Ralph Sepe’s review published on Letterboxd:
Tarantino is one of my favorite filmmakers and I was happy to see his newest film as soon as I could. I wouldn’t say he’s batting a thousand but his knowledge and love for the art form is clear to the many packed theaters I’ve seen his work in. This film has some lesser tropes I have grown to not like in his films. Pointless narration, meandering plot threads and lots of feet. However, I feel this is Tarantino more true to form, without the gimmicks.

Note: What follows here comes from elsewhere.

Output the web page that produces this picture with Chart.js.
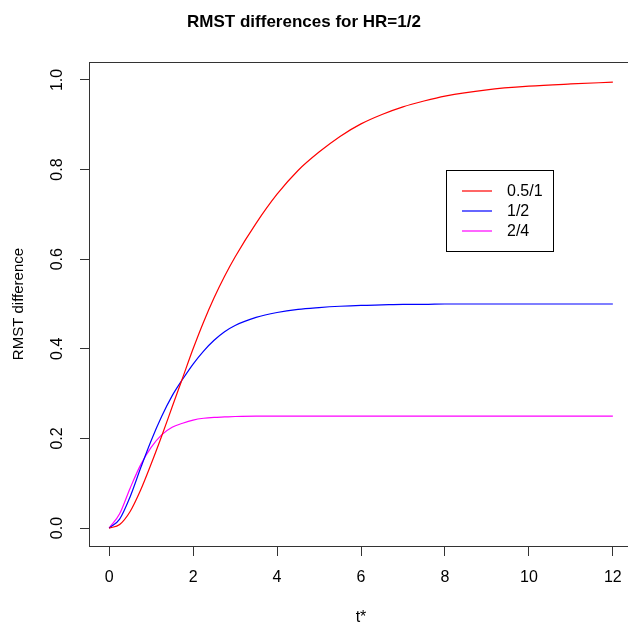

The gloss of 1969 Hollywood is dazzling, full of pop culture references, movie posters, and fun characters. I appreciated the attention given to authenticity. Having logos for real television stations during the news segments added a lot to the film. There are long takes of Brad Pitt driving his car through the streets of 60’s L.A. and yet the illusion is never broken, as every block he goes down feels as real as the last.
It is very dialogue driven and the plot itself, while unpredictable, is fairly simple. What really kept me invested were the characters and the performances. I feel this is both Brad Pitt’s and Leonardo DiCaprio’s best performances to date. They were excellent both together and when they were off on their own adventures. This film reminded me of Fear and Loathing in Las Vegas in many ways, but their dynamic reminded me a lot of Depp and Del Toro. Fear and Loathing in Hollywood maybe? A few other characters should’ve been utilized more, but Rick and Cliff worked and I think that’s more important.
The film is more comedic in tone and has some ridiculous moments, but at its core the film has more to say. I would like to get into it but it’s a lot, and I’d like to see this film a few more times.